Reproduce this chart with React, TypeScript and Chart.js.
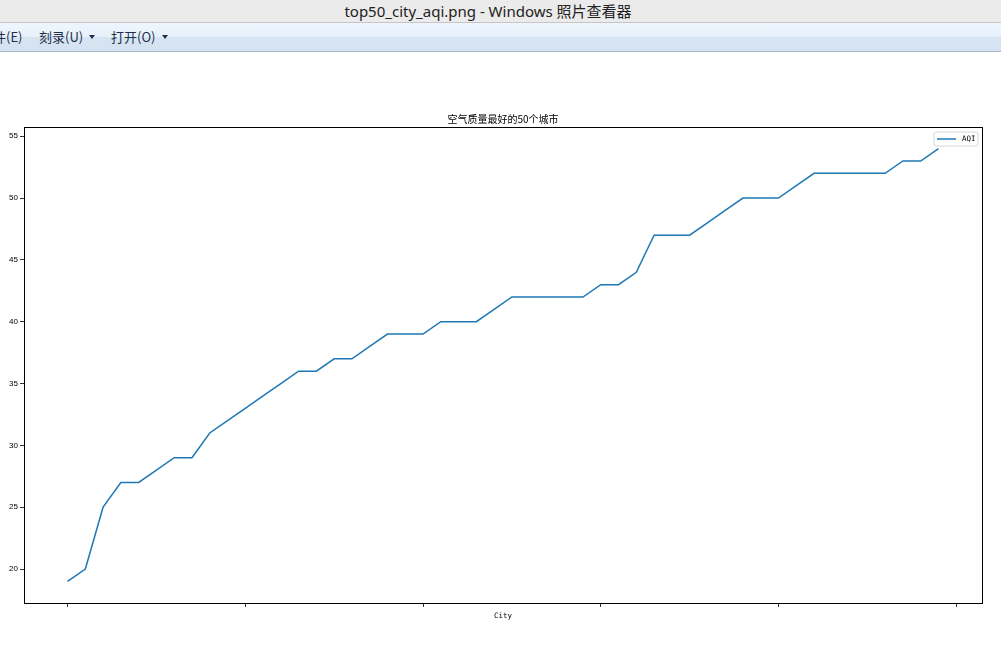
import React, { useEffect, useRef } from 'react';
import { Chart, registerables } from 'chart.js';

Chart.register(...registerables);

// ---- data ----
const CITY_INDEX = [
  0, 1, 2, 3, 4, 5, 6, 7, 8, 9,
  10, 11, 12, 13, 14, 15, 16, 17, 18, 19,
  20, 21, 22, 23, 24, 25, 26, 27, 28, 29,
  30, 31, 32, 33, 34, 35, 36, 37, 38, 39,
  40, 41, 42, 43, 44, 45, 46, 47, 48, 49,
];
const AQI = [
  19, 20, 25, 27, 27, 28, 29, 29, 31, 32,
  33, 34, 35, 36, 36, 37, 37, 38, 39, 39,
  39, 40, 40, 40, 41, 42, 42, 42, 42, 42,
  43, 43, 44, 47, 47, 47, 48, 49, 50, 50,
  50, 51, 52, 52, 52, 52, 52, 53, 53, 54,
];
const X_TICKS = [0, 10, 20, 30, 40, 50];
const Y_TICKS = [20, 25, 30, 35, 40, 45, 50, 55];
const X_MIN = -2.45;
const X_MAX = 51.45;
const Y_MIN = 17.25;
const Y_MAX = 55.75;
const SERIES_LABEL = 'AQI';
const CHART_TITLE = '空气质量最好的50个城市';
const X_TITLE = 'City';

const LINE_COLOR = '#1f77b4';
const MONO = '"DejaVu Sans Mono", monospace';

const framePlugin = {
  id: 'frameAndLegend',
  afterDatasetsDraw(chart: any) {
    const { ctx, chartArea } = chart;
    const { left, right, top, bottom } = chartArea;
    ctx.save();
    // axes frame
    ctx.strokeStyle = '#000';
    ctx.lineWidth = 1;
    ctx.strokeRect(Math.round(left) + 0.5, Math.round(top) + 0.5, Math.round(right - left), Math.round(bottom - top));
    // legend box (matplotlib style, upper right)
    const bw = 44;
    const bh = 14;
    const bx = right - 4 - bw;
    const by = top + 5;
    ctx.beginPath();
    const r = 2;
    ctx.moveTo(bx + r, by);
    ctx.lineTo(bx + bw - r, by);
    ctx.arcTo(bx + bw, by, bx + bw, by + r, r);
    ctx.lineTo(bx + bw, by + bh - r);
    ctx.arcTo(bx + bw, by + bh, bx + bw - r, by + bh, r);
    ctx.lineTo(bx + r, by + bh);
    ctx.arcTo(bx, by + bh, bx, by + bh - r, r);
    ctx.lineTo(bx, by + r);
    ctx.arcTo(bx, by, bx + r, by, r);
    ctx.closePath();
    ctx.fillStyle = 'rgba(255,255,255,0.8)';
    ctx.fill();
    ctx.strokeStyle = '#d6d6d6';
    ctx.stroke();
    const ly = by + 7;
    ctx.beginPath();
    ctx.moveTo(bx + 3, ly);
    ctx.lineTo(bx + 22, ly);
    ctx.strokeStyle = chart.data.datasets[0].borderColor;
    ctx.lineWidth = 1.5;
    ctx.stroke();
    ctx.fillStyle = '#000';
    ctx.font = `7.5px ${MONO}`;
    ctx.textAlign = 'left';
    ctx.textBaseline = 'middle';
    ctx.fillText(chart.data.datasets[0].label, bx + 28, ly + 0.5);
    ctx.restore();
  },
};

function AqiChart() {
  const ref = useRef<HTMLCanvasElement | null>(null);
  useEffect(() => {
    if (!ref.current) return;
    const chart = new Chart(ref.current, {
      type: 'line',
      data: {
        datasets: [
          {
            label: SERIES_LABEL,
            data: CITY_INDEX.map((x, i) => ({ x, y: AQI[i] })),
            borderColor: LINE_COLOR,
            backgroundColor: LINE_COLOR,
            borderWidth: 1.5,
            pointRadius: 0,
            tension: 0,
            fill: false,
          },
        ],
      },
      options: {
        animation: false,
        responsive: false,
        devicePixelRatio: 1,
        layout: { padding: { left: 0, right: 19, top: 0, bottom: 0 } },
        plugins: {
          legend: { display: false },
          tooltip: { enabled: false },
          title: {
            display: true,
            fullSize: false,
            text: CHART_TITLE,
            color: '#000',
            font: { size: 10, family: '"Noto Sans CJK SC", sans-serif', weight: 'normal' },
            padding: { top: 61, bottom: 2 },
          },
        },
        scales: {
          x: {
            type: 'linear',
            min: X_MIN,
            max: X_MAX,
            afterBuildTicks: (s: any) => {
              s.ticks = X_TICKS.map((v) => ({ value: v }));
            },
            afterFit: (s: any) => {
              s.height = 56;
            },
            ticks: { callback: () => '', autoSkip: false, maxRotation: 0 },
            grid: { drawOnChartArea: false, drawTicks: true, tickLength: 4, color: '#333', lineWidth: 1 },
            border: { display: false },
            title: {
              display: true,
              text: X_TITLE,
              color: '#000',
              font: { size: 7.5, family: MONO },
              padding: { top: 0, bottom: 38 },
            },
          },
          y: {
            type: 'linear',
            min: Y_MIN,
            max: Y_MAX,
            afterBuildTicks: (s: any) => {
              s.ticks = Y_TICKS.map((v) => ({ value: v }));
            },
            afterFit: (s: any) => {
              s.width = 24;
            },
            ticks: {
              color: '#000',
              padding: 2,
              font: { size: 8, family: '"Liberation Sans", Arial, sans-serif' },
              callback: (v: any) => String(v),
            },
            grid: { drawOnChartArea: false, drawTicks: true, tickLength: 4, color: '#333', lineWidth: 1 },
            border: { display: false },
          },
        },
      },
      plugins: [framePlugin],
    } as any);
    return () => chart.destroy();
  }, []);
  return (
    <canvas
      ref={ref}
      width={1001}
      height={607}
      style={{ position: 'absolute', left: 0, top: 52, width: 1001, height: 607, display: 'block' }}
    />
  );
}

const menuFont = '"Noto Sans CJK SC", "Noto Sans", sans-serif';

function Arrow({ left }: { left: number }) {
  return (
    <div
      style={{
        position: 'absolute',
        left,
        top: 12,
        width: 0,
        height: 0,
        borderLeft: '3.5px solid transparent',
        borderRight: '3.5px solid transparent',
        borderTop: '4px solid #1e2f4a',
      }}
    />
  );
}

export default function App() {
  const menuItem = (text: string, left: number) => (
    <span
      style={{
        position: 'absolute',
        left,
        top: 4,
        fontFamily: menuFont,
        fontSize: 13,
        lineHeight: '20px',
        color: '#1e2f4a',
        whiteSpace: 'nowrap',
      }}
    >
      {text}
    </span>
  );
  return (
    <div
      style={{
        position: 'fixed',
        left: 0,
        top: 0,
        width: 1001,
        height: 659,
        overflow: 'hidden',
        background: '#fff',
      }}
    >
      <div
        style={{
          position: 'absolute',
          left: 0,
          top: 0,
          width: 1001,
          height: 22,
          background: '#ebebeb',
          borderBottom: '1px solid #c6c6c6',
        }}
      >
        <span
          style={{
            position: 'absolute',
            left: 488,
            top: 0,
            transform: 'translateX(-50%)',
            fontFamily: '"Noto Sans", "Noto Sans CJK SC", sans-serif',
            fontSize: 15,
            lineHeight: '22px',
            color: '#222',
            whiteSpace: 'nowrap',
          }}
        >
          top50_city_aqi.png - Windows 照片查看器
        </span>
      </div>
      <div
        style={{
          position: 'absolute',
          left: 0,
          top: 23,
          width: 1001,
          height: 28,
          background: 'linear-gradient(to bottom, #eef5fd 0%, #e8f1fb 48%, #d7e5f3 50%, #d4e2f1 100%)',
          borderBottom: '1px solid #a9b8ca',
        }}
      >
        {menuItem('文件(E)', -20)}
        {menuItem('刻录(U)', 39)}
        <Arrow left={89} />
        {menuItem('打开(O)', 111)}
        <Arrow left={162} />
      </div>
      <AqiChart />
    </div>
  );
}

—————

Look through the material and say how many lines hold "React". Give the number only.

◆ **Task solution**:
2